The film works with very few characters, highlighting Jules and Preston as a strange, more dangerous duo that both wield power over each other. The back and forth between love story and revenge-fueled Neo-noir is not an easy combination to pull off. Even Alan J. Pakula’s 1971 thriller Klute doesn’t dare make the titular member of its duo the threat that his counterpart fears him to be. Stewart-Jarrett and MacKay have to embody opposites that must shift and change who they are out of fear. MacKay is domineering, a bonafide cretin with a short fuse; likewise, Stewart-Jarrett balances the stiffness of performing appropriately straight for Preston’s taste and the seductive games to win Preston over, to make him forget his internalized homophobia. 

Their dynamic, however, never feels as balanced as the performances they have to create. In the second half of the film, a shift occurs between the characters’ power dynamic, but it feels more like the product of Jules having a nice night with his roommates than a genuine shift between he and Preston, whose anger that same night leaves Jules trembling just the same as in the aftermath of his attack. Preston’s weakness comes from being around his supposed friends, and Jules’ strength from his own real friends; this mirroring, however, does not create a smooth transition or arc for their dynamic one-on-one. While Freeman and Ng want to meld and mesh genres, they instead create two separate halves, where Jules and Preston flip like switches. With this, a newfound focus on Preston is meant to elicit more sympathy — but that first moment he’s in the film makes it hard to want the best for him.

For decades, the noir genre has asked us to find sympathy in the morally gray, to question our violent impulses, and, more often than not, find a particular breed of women to be untrustworthy. Femme takes that last convention and puts the audience in the shoes of someone filling that same role, not because Jules is particularly conniving, hypersexual, or downright evil, but because he is feminine, something that Preston fears. In society at large, femininity is both asked of women to conform to and subsequently ridiculed, and to be a feminine, gay, Black man who does drag opens up that same world of mockery and violence. The key problem, though, is that Jules is both femme fatale and detective out for justice, and achieves nothing. One is left feeling rather cold by the film’s end, and it’s not because of the tough image it closes on. Instead, genre conventions are followed to a tee, when before they had been used to create an uneasy tone and melded together to flip our preconceptions. 
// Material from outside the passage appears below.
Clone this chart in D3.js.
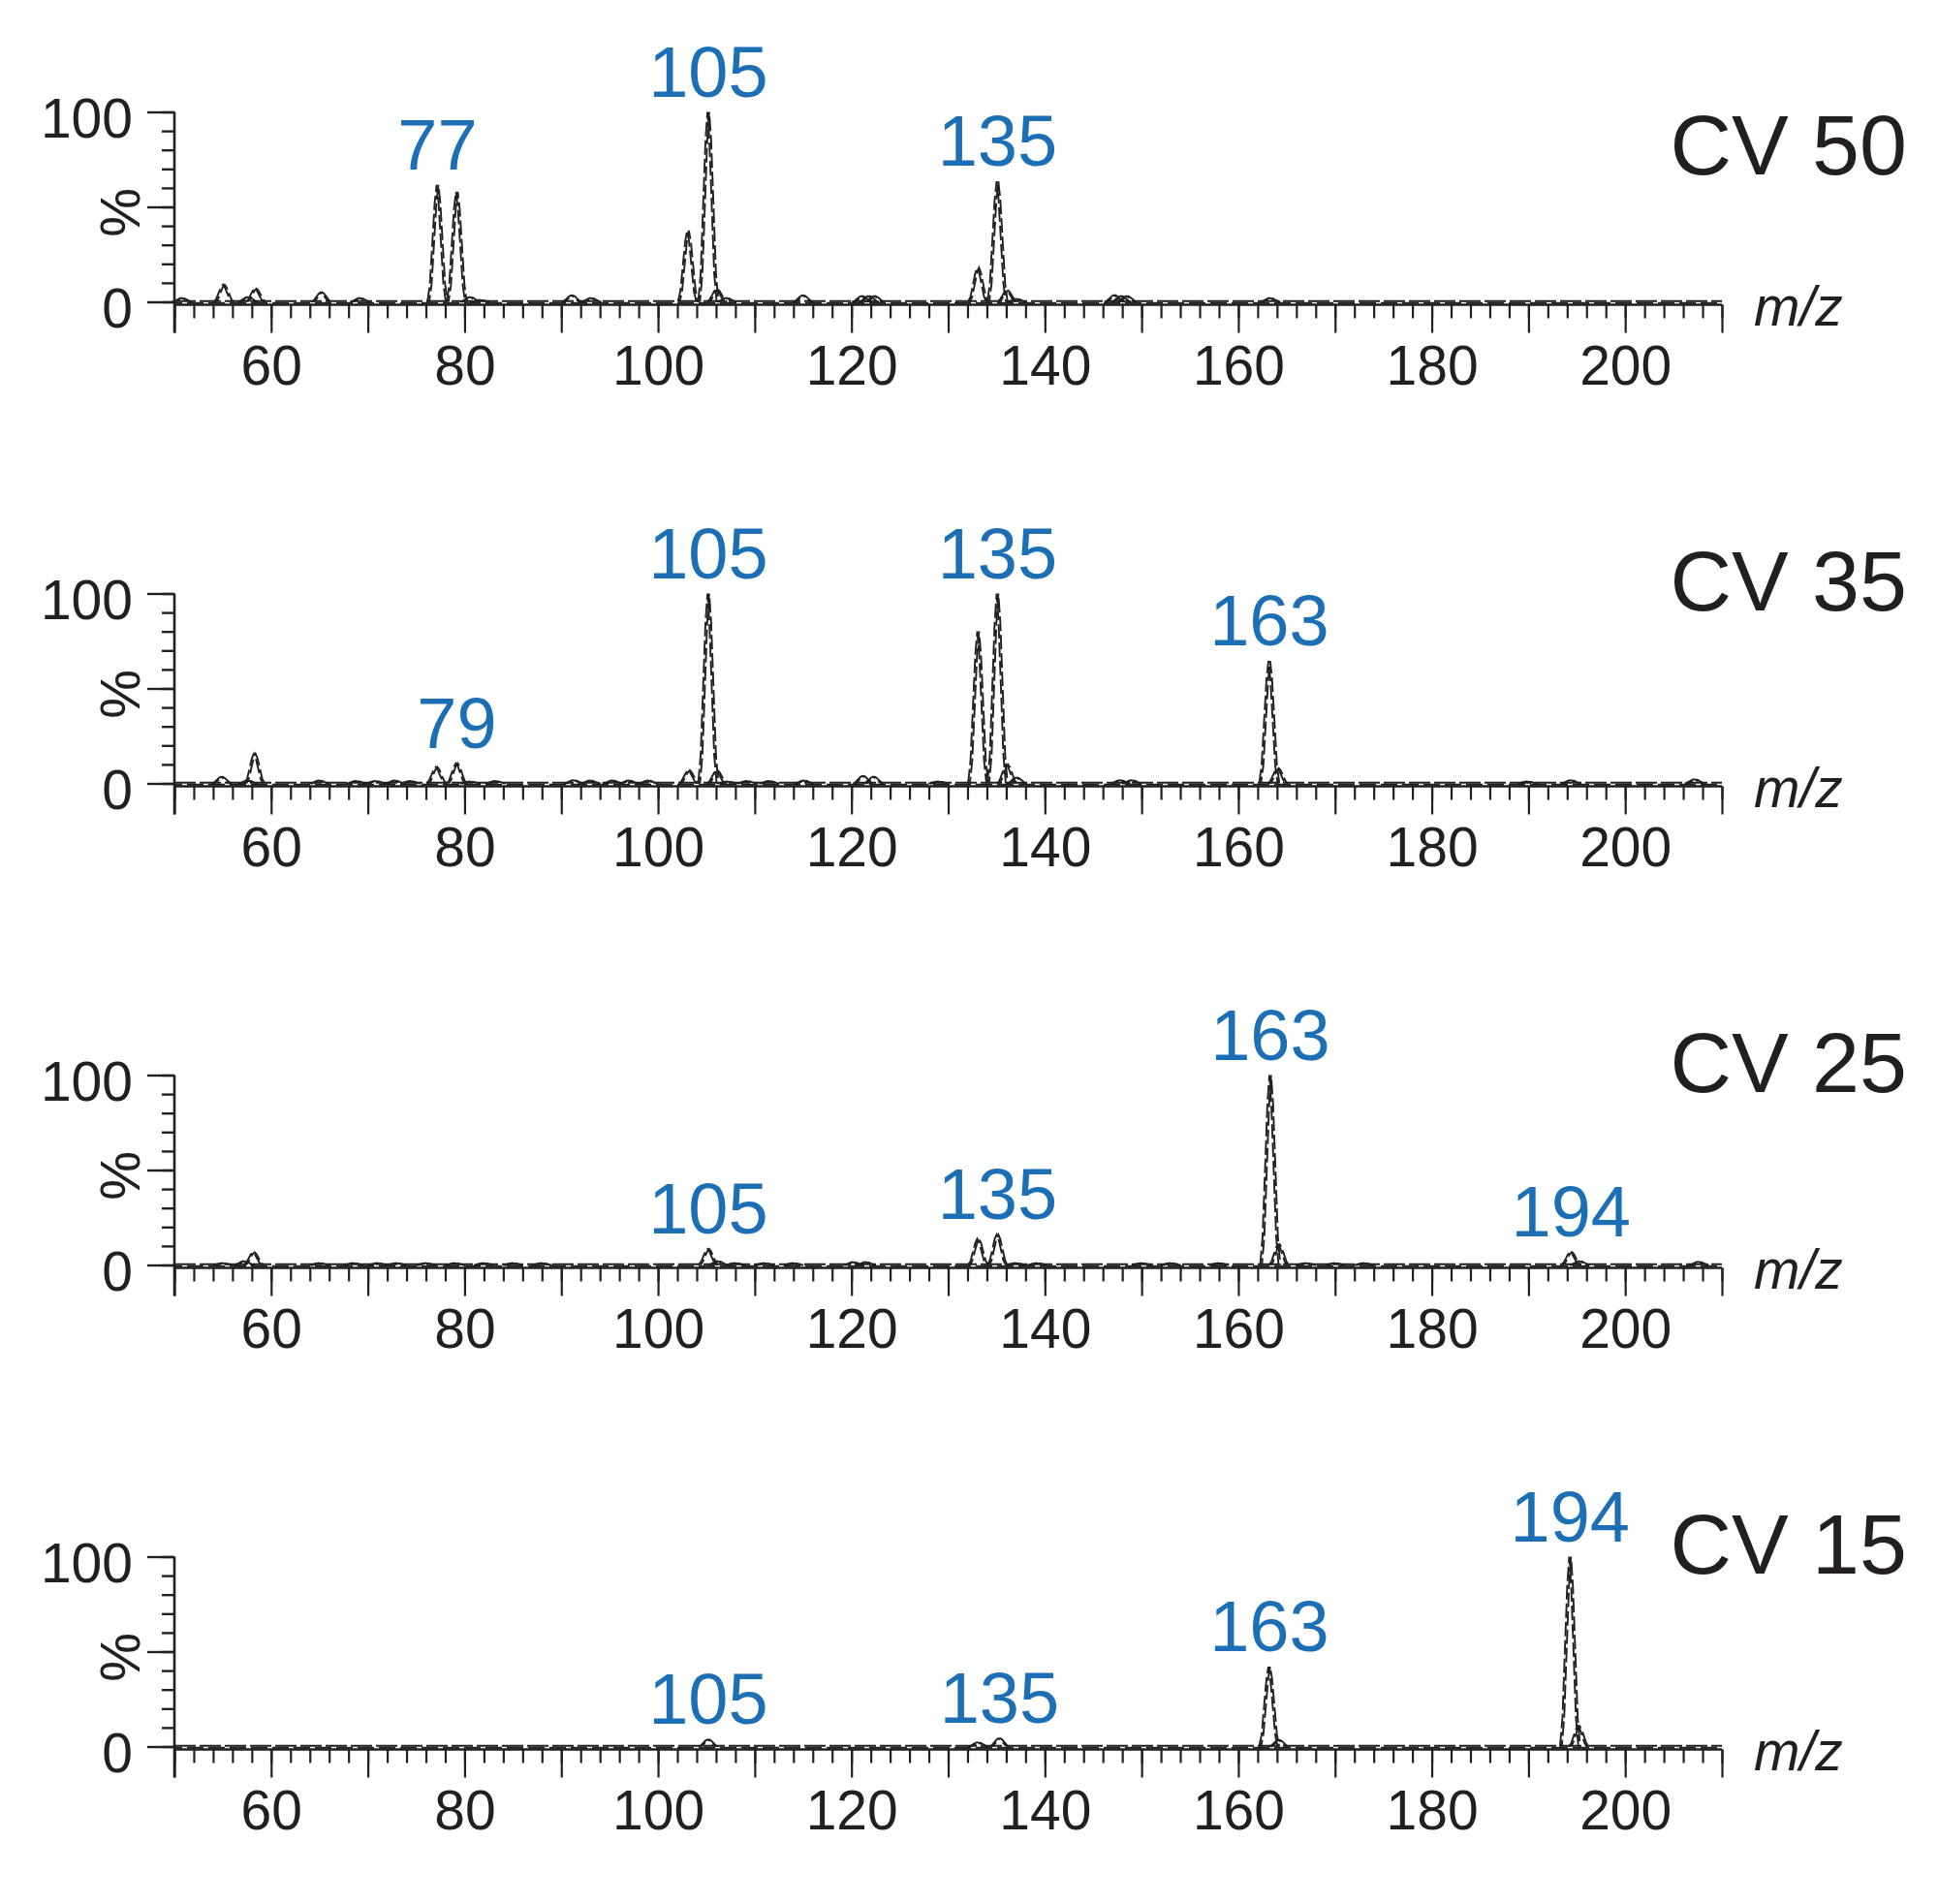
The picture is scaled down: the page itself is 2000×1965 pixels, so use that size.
<!DOCTYPE html>
<html>
<head>
<meta charset="utf-8">
<script src="https://cdn.jsdelivr.net/npm/d3@7"></script>
<style>
  body { margin: 0; background: #ffffff; }
  svg { display: block; }
  text { font-family: "Liberation Sans", Arial, Helvetica, sans-serif; }
</style>
</head>
<body>
<svg id="chart" width="2000" height="1965"></svg>
<script>
// ---------------- DATA ----------------
const panelNames = ["CV 50", "CV 35", "CV 25", "CV 15"];

// [m/z, relative intensity %]
const peaksCV50 = [
  [50.8, 2], [55.1, 9], [57.6, 2.5], [58.4, 7], [65.2, 5], [69.2, 2],
  [77.2, 61.5], [79.2, 58], [80.6, 2.5], [81.6, 1], [91.1, 3.4], [93.1, 2],
  [103.1, 37.5], [105.2, 100], [106.1, 6.5], [107.1, 2], [115.0, 3.4],
  [121.1, 3], [121.8, 3], [122.4, 3], [133.1, 18], [135.1, 63.5], [136.1, 6],
  [137.1, 1.5], [147.2, 3.5], [147.9, 3], [148.5, 3], [163.3, 2]
];
const peaksCV35 = [
  [54.9, 3.4], [57.6, 1.5], [58.3, 15.6], [65.0, 1.5], [68.8, 1.3], [70.8, 1.3],
  [72.8, 1.5], [74.4, 1.3], [77.1, 8.6], [79.2, 10.6], [80.6, 1], [83.2, 1.3],
  [91.3, 1.7], [93.0, 1.5], [95.3, 1.5], [97.0, 1.5], [99.0, 1.5],
  [103.2, 6.9], [105.2, 100], [106.1, 6.7], [107.2, 1], [109.2, 1.3], [111.5, 1.3],
  [115.1, 1.5], [121.2, 3.9], [122.3, 3.5], [129.0, 1], [133.1, 80], [135.1, 100],
  [136.1, 10], [137.1, 3], [147.8, 1.7], [149.0, 1.7], [163.2, 64.5], [164.1, 8],
  [189.9, 1], [194.4, 1.7], [207.2, 2.2]
];
const peaksCV25 = [
  [55.0, 1], [57.2, 2], [58.2, 6.7], [65.0, 1], [68.5, 1], [71.0, 1], [73.0, 1],
  [76.0, 1], [79.0, 1], [82.0, 1], [85.0, 1], [88.0, 1], [105.2, 8.4], [106.2, 2],
  [108.0, 1], [111.0, 1], [114.0, 1], [120.2, 1.5], [121.5, 1.5], [133.1, 13.8],
  [135.1, 16], [137.0, 1], [139.2, 1], [150.0, 1], [153.0, 1], [158.0, 1],
  [163.3, 100], [164.2, 10.8], [167.0, 1], [170.0, 1], [173.0, 1],
  [194.4, 6.8], [195.3, 2], [207.6, 1.7]
];
const peaksCV15 = [
  [105.2, 3.7], [133.1, 2.2], [135.3, 4.3], [163.2, 42], [164.2, 3.4],
  [194.3, 100], [195.2, 10.8]
];
const allPeaks = [peaksCV50, peaksCV35, peaksCV25, peaksCV15];

// annotated m/z values (blue labels)
const labelsCV50 = [77, 105, 135];
const labelsCV35 = [79, 105, 135, 163];
const labelsCV25 = [105, 135, 163, 194];
const labelsCV15 = [105, 135, 163, 194];
const allLabels = [labelsCV50, labelsCV35, labelsCV25, labelsCV15];

const xTickLabels = [60, 80, 100, 120, 140, 160, 180, 200];
const yTickLabels = [0, 100];
const xDomain = [50, 210];
const yDomain = [0, 100];

// ---------------- LAYOUT ----------------
const svg = d3.select("#chart");
const X0 = 180, X1 = 1777;
const plotH = 196;
const firstZero = 311.5, panelStep = 497;
const cvOffsets = [132, 179, 179, 179];
const ink = "#231f20";
const blue = "#1c6fb4";
const fs = 57;

const x = d3.scaleLinear().domain(xDomain).range([X0, X1]);
// peak glyph profile (relative m/z offset, fraction of peak height)
const peakShape = [[-0.95, 0], [-0.7, 0.15], [-0.45, 0.5], [-0.2, 0.85], [0, 1],
                   [0.2, 0.85], [0.45, 0.5], [0.7, 0.15], [0.95, 0]];

allPeaks.forEach((peaks, i) => {
  const y0 = firstZero + i * panelStep;
  const y = d3.scaleLinear().domain(yDomain).range([y0, y0 - plotH]);
  const g = svg.append("g");
  const line = d3.line().x(d => x(d[0])).y(d => y(d[1]));

  // ---- y axis: minor ticks every 10, major at 0/50/100
  const yMinor = d3.axisLeft(y).tickValues(d3.range(0, 101, 10)).tickSize(13).tickSizeOuter(0).tickFormat("");
  const yMajor = d3.axisLeft(y).tickValues([0, 50, 100]).tickSize(28).tickSizeOuter(0).tickPadding(15)
    .tickFormat(d => yTickLabels.includes(d) ? d : "");
  const gy1 = g.append("g").attr("transform", `translate(${X0},0)`).call(yMinor);
  const gy2 = g.append("g").attr("transform", `translate(${X0},0)`).call(yMajor);
  [gy1, gy2].forEach(a => {
    a.select(".domain").remove();
    a.selectAll("line").attr("stroke", ink).attr("stroke-width", 2.4);
  });
  gy2.selectAll("text").attr("font-size", fs).attr("fill", ink).attr("dy", "0.46em")
    .attr("font-family", "'Liberation Sans', Arial, sans-serif");
  // y axis spine
  g.append("line").attr("x1", X0).attr("x2", X0).attr("y1", y(100)).attr("y2", y0 + 3 + 29)
    .attr("stroke", ink).attr("stroke-width", 2.6);

  // ---- x axis: minor every 2, major every 10, labels every 20
  const gx = g.append("g").attr("transform", `translate(0,${y0 + 3})`);
  const xMinor = d3.axisBottom(x).tickValues(d3.range(50, 211, 2)).tickSize(14).tickSizeOuter(0).tickFormat("");
  const xMajor = d3.axisBottom(x).tickValues(d3.range(50, 211, 10)).tickSize(29).tickSizeOuter(0).tickPadding(13)
    .tickFormat(d => xTickLabels.includes(d) ? d : "");
  const gx1 = gx.append("g").call(xMinor);
  const gx2 = gx.append("g").call(xMajor);
  gx1.select(".domain").remove();
  gx2.select(".domain").attr("d", `M${X0},0H${X1}`).attr("stroke", ink).attr("stroke-width", 2.6);
  [gx1, gx2].forEach(a => a.selectAll("line").attr("stroke", ink).attr("stroke-width", 2.2));
  gx2.selectAll("text").attr("font-size", fs).attr("fill", ink)
    .attr("font-family", "'Liberation Sans', Arial, sans-serif");

  // ---- axis titles
  g.append("text").attr("transform", `translate(144,${y0 - 92}) rotate(-90)`)
    .attr("text-anchor", "middle").attr("font-size", fs).attr("fill", ink).text("%");
  g.append("text").attr("x", 1810).attr("y", y0 + 24)
    .attr("font-size", fs).attr("font-style", "italic").attr("fill", ink).text("m/z");

  // ---- spectrum baseline (double dashed trace)
  const base = line([[xDomain[0], 0], [xDomain[1], 0]]);
  g.append("path").attr("d", base).attr("transform", "translate(0,-0.8)")
    .attr("fill", "none").attr("stroke", ink).attr("stroke-width", 2).attr("stroke-dasharray", "22 4");
  g.append("path").attr("d", base).attr("transform", "translate(0,1.2)")
    .attr("fill", "none").attr("stroke", ink).attr("stroke-width", 2).attr("stroke-dasharray", "17 5")
    .attr("stroke-dashoffset", 9);

  // ---- peaks: two slightly offset dashed traces
  const shapeOf = p => line(peakShape.map(([dx, f]) => [p[0] + dx, p[1] * f]));
  g.selectAll("path.pka").data(peaks).join("path").attr("class", "pka")
    .attr("d", shapeOf).attr("transform", "translate(-0.9,0)")
    .attr("fill", "none").attr("stroke", ink).attr("stroke-width", 1.9)
    .attr("stroke-dasharray", "15 4").attr("stroke-linejoin", "miter");
  g.selectAll("path.pkb").data(peaks).join("path").attr("class", "pkb")
    .attr("d", shapeOf).attr("transform", "translate(0.9,0)")
    .attr("fill", "none").attr("stroke", ink).attr("stroke-width", 1.9)
    .attr("stroke-dasharray", "15 4").attr("stroke-dashoffset", 8).attr("stroke-linejoin", "miter");

  // ---- blue peak annotations
  const ann = allLabels[i].map(m => {
    const pk = peaks.reduce((a, b) => Math.abs(b[0] - m) < Math.abs(a[0] - m) ? b : a);
    return { m, pk };
  });
  g.selectAll("text.ann").data(ann).join("text").attr("class", "ann")
    .attr("x", d => x(d.pk[0])).attr("y", d => y(d.pk[1]) - 16)
    .attr("text-anchor", "middle").attr("font-size", 74).attr("fill", blue)
    .text(d => d.m);

  // ---- CV label
  g.append("text").attr("x", 1968).attr("y", y0 - cvOffsets[i])
    .attr("text-anchor", "end").attr("font-size", 88).attr("fill", ink).text(panelNames[i]);
});
</script>
</body>
</html>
Femme asks Jules and viewers alike how much they can take of the squirming, complicated mix of revenge and romance. There is meticulous plotting and attention to detail, particularly in the costuming that acts as excellent planting and payoff. To gasp in shock at the film’s twists and turns, which are not viscerally disturbing but rather a long game of remembering what truly matters to and scares these characters, is entertaining. To see a modern queer film that creates these internal conflicts within the audience as well as its characters is highly intriguing. The dialogue surrounding the film, however, will determine its fate. How much can one really take of a romance between victim and gay basher? How much sympathy can one feel for said gay basher’s own struggles? And how much, really, should Jules take? Femme has some delicious moments of nausea and domination that create a winding thriller, but it just might be pulling its punches in all the wrong places.